Saturday, November 16, 2013

The Stay Put Scarf Tutorial

Hey all!!! If you are over from Shwin and Shwin, welcome and take a peek around! (We had a fantastic Black Friday Sale Announcement yesterday!) I'm so excited to to be on the Pattern Anthology Tour.

When I was asked to do a scarf the first thing that popped into my head was a long, luxurious, cushy knit scarf. The second thing that popped into my head was an image of said scarf being dropped in the mud, dragged through the park, and eventually left, ragged and pilly, in the lost and found at school.

He's 4,and I wanted to make him a scarf that worked for him. The stay put scarf is made from less than half a yard of flannel (although you could use nearly any fabric-- even fleece!) It's quick and inexpensive to make, which means that I can make him as many as we need to get through the season.
And best of all, it's easily washable-- unlike the hand knit I was planning on making. And the keyhole makes the scarf stay put and mimics the lines on the Berkshire Blazer from Pattern Anthology.

To make the scarf, you'll need a rectangle of fabric that is 15"x WOF. This will be about 43-45 inches, which is a perfect length for a child's scarf.

Fold the fabric in half, right sides together, stitch along all 4 sides leaving an opening for turning. Stitching even the folded side will make for a nicer finish. Turn and top stitch.

 You could stop there, but I find that keyhole scarves (like this one I made my daughter) are essential for keeping the scarves on the neck, and off the park bench.
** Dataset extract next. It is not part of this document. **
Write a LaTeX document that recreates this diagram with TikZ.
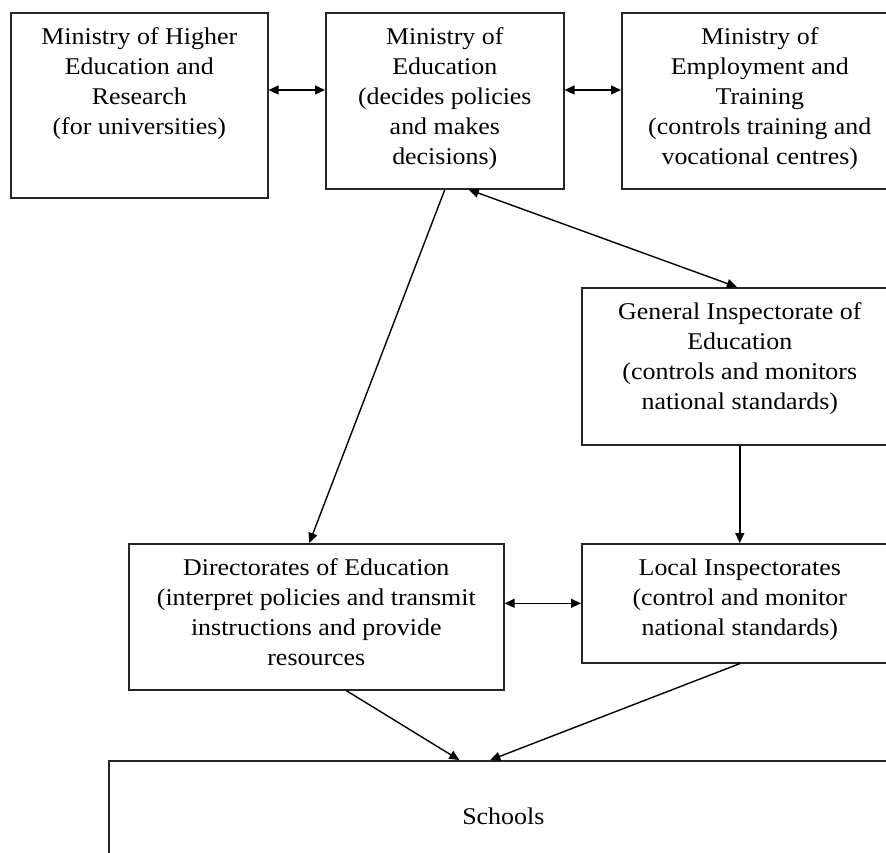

To do this, we need to make a long buttonhole-- longer than your automatic buttonhole maker likely makes.
But don't fret, my pet*-- making a oversized button hole is easy, even if you haven't done one before.

Mark out where you'd like your button hole to be with chalk. I made my mark starting 7" from one end, and 3" long.
 (It's best that you play around with the button hole settings on some scrap before doing your first scarf.) Using a tight narrow zig zag, stitch a line on either side of the marked line.
 Then, find a zig zag stitch that will cover the space between two and bar tack the top and bottom of the buttonhole.
 I found that the flannel frayed terrible when i used the regular stitch ripper/button hole to cut the space between the buttons. A pair of snips was much cleaner.

And you are done! Although it took a bit to finish the first one of these, I'm going to whip up a bunch for both my kiddos-- and not worry about them getting dirty or lost.

Here's a close up of how the scarf looks tucked into the keyhole.

And I love how it keeps his little neck warm.

You can purchase the Berkshire Blazer pattern at Pattern Anthology. The pattern has a clever construction (which you know I have a soft spot for!). I did have issues with the fit, so if you do end up making the pattern I suggest checking the desired length, sleeve length, and width against the pattern pieces.

Thanks for stopping by over the weekend!